The standard sentencing range for the crime is five years and seven months to seven years and five months in prison.
However, Benton County Prosecutor Andy Miller said he will recommend an exceptional sentence below the range at four years. Flett will receive credit for the time he has served in the Benton County jail since his arrest.
"I think that he needs to get to prison where he's going to hopefully get better mental treatment than he can in the jail," Miller told the Herald.
According to court documents, Flett and Alexander spent an evening drinking and sitting around a fire pit at 60702 Chaffee Road when at some point the friends got into a fight.
Shannon Meiers, a friend, told investigators he went to bed first and woke up the next morning to find Alexander, 64, outside and moaning. Meiers moved Alexander into a bus on the property, which is where he was staying, documents said.
A couple of people later checked to see how Alexander was doing after the beating, and called 911 when they couldn't wake him up, court documents said. Sheriff's deputies arrived around 11:40 a.m. and tried to talk with Alexander, but he was not responsive.
Alexander was taken to Kadlec Regional Medical Center in Richland, where he died Nov. 5.
An autopsy showed he died from a blow to the skull that caused a blood clot, and he also had infections in his lungs and excess fluid in his abdominal cavity, documents said. A forensic pathologist determined that Alexander died from homicidal violence.
Flett had a warrant out for his arrest at the time of the assault against Alexander. He had failed to appear at an Oct. 21, 2010, court hearing for a pending felony charge of failing to register as a sex offender.
Flett was arrested Nov. 1, 2010, on the failure to register warrant, but he wasn't charged with Alexander's death until Dec. 8, 2010, while he already was sitting in jail.
He initially was charged with first-degree manslaughter "based on the theory that while (Flett) did not intend to kill Jeffrey Alexander, his physical assault recklessly caused his death," Miller wrote in a court document explaining why the charge was reduced for the plea.

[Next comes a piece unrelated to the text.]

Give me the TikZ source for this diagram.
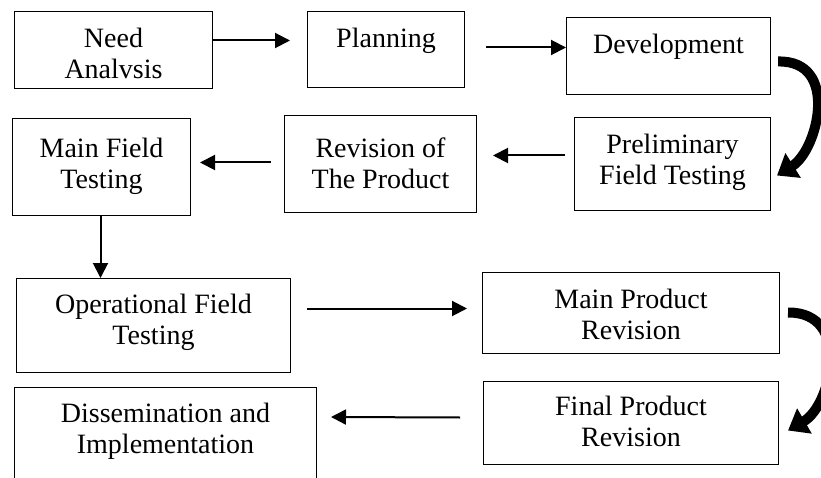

Earlier this year, Flett was ordered to undergo an evaluation at Eastern State Hospital in Medical Lake because of concerns about his mental health. State psychologists found he was competent, but delusional, Miller said.
Flett then was evaluated by a defense expert, Spokane psychologist Roy Mark Mays Jr., who found that Flett is not competent, Miller said.
"While the state believes that based on those evaluations, (Flett) is competent to stand trial, the state believes that there may be reasonable doubt as to whether the defendant had the requisite mental state of recklessness and that the mental state of criminal negligence would be more appropriate," Miller said in the court document.
"This is also consistent with evidence that (Flett) was intoxicated from alcohol at the time of the assault," he added. And while voluntary intoxication can be a defense in first-degree manslaughter, it cannot be used in second-degree.
As a part of the plea agreement, Miller said he would dismiss all other current charges pending against Flett with prejudice, meaning they cannot be re-filed.
That includes the failure to register and a charge of custodial assault.
While sitting behind bars on the manslaughter charge, Flett allegedly hit a corrections officer April 18.
Court documents state that he became verbal with Corrections Officer Robert Mancillas and pushed him, striking the officer in the arm and hitting his eyeglasses.
Flett continued to go after Mancillas and refused to comply with orders, so he had to be escorted out of his cell, documents said.
The assault reportedly was witnessed by at least one other officer.
Flett will return to court today on the dismissal for those two cases.